Nous sommes par ailleurs très présents sur la question des énergies renouvelables. Nous sommes ainsi en avance sur le Groupement des métiers du photovoltaïque (GMPV). Les industriels ont effectué d'énormes progrès dans ce domaine et ils nous aident. Contrairement à ce que j'ai entendu, les fournisseurs de fenêtres nous apprennent à mettre en œuvre leurs produits et nous aident à monter en compétences. Je pense en outre qu'il est important en matière de rénovation énergétique, comme ceci a été fait pour le neuf, d'associer des produits de construction biosourcés, car ce sont des éléments auxquels les jeunes générations notamment sont très sensibles.
Je souhaiterais aborder aussi la question de l'usage. Depuis 2020, toutes les entreprises de la FFB effectuant de la rénovation disposent d'un petit guide à l'attention des clients, afin de permettre à ceux-ci d'apprendre le bon usage des dispositifs techniques installés chez eux (régler un thermostat, etc.). Il existe en effet des gestes simples pour optimiser l'usage de ces dispositifs et faire considérablement baisser la facture énergétique.

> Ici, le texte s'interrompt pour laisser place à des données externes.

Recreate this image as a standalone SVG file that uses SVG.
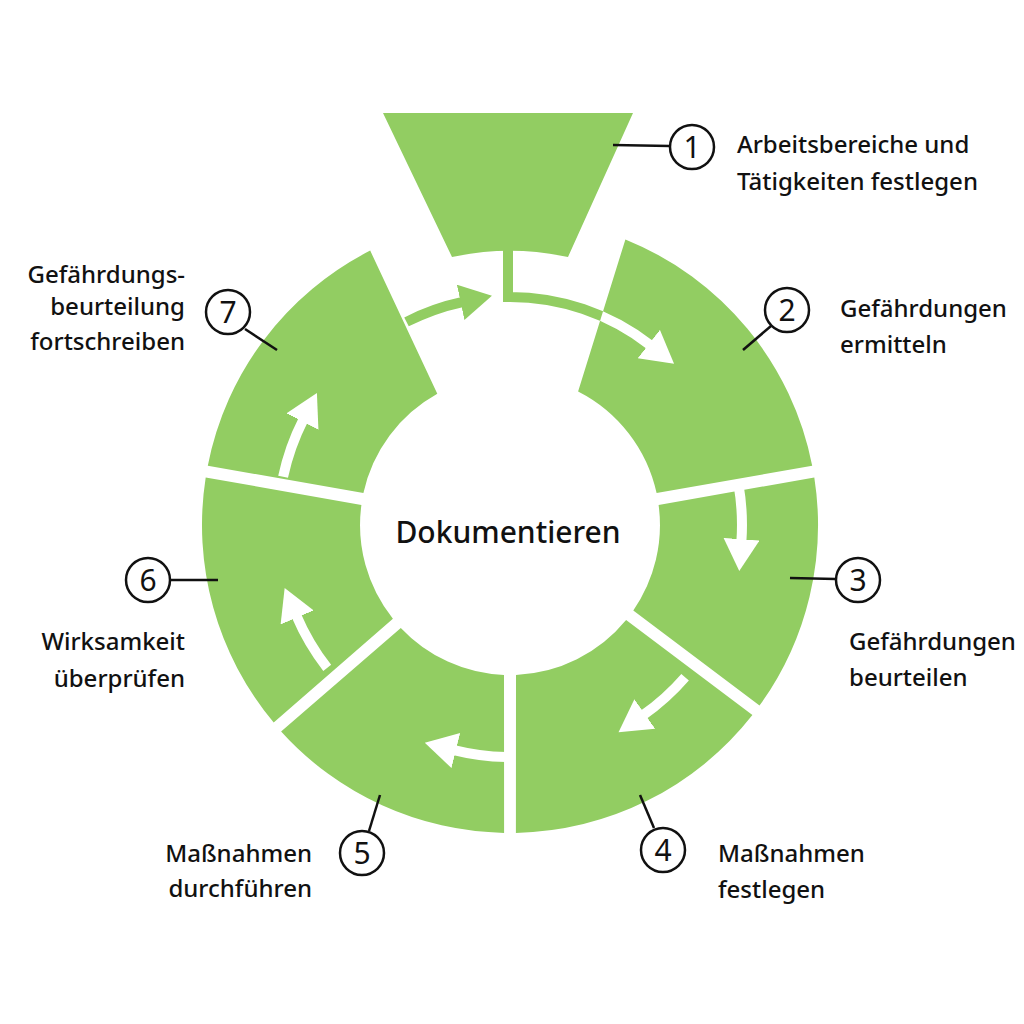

J'aimerais pour conclure souligner à nouveau la frustration ressentie par nos adhérents : depuis 2007, on accuse les entreprises de ne pas être prêtes, de ne pas être au rendez-vous, alors qu'elles ont accompli des efforts considérables en ce sens, que les CFA sont pleins, que la filière est à nouveau attractive. Le problème est que le marché de la rénovation ne décolle pas. Il est toutefois évident que, dans les quinze ans à venir, une véritable révolution va s'opérer entre le neuf et la rénovation : les entreprises en sont conscientes et restent mobilisées pour répondre présentes le moment venu.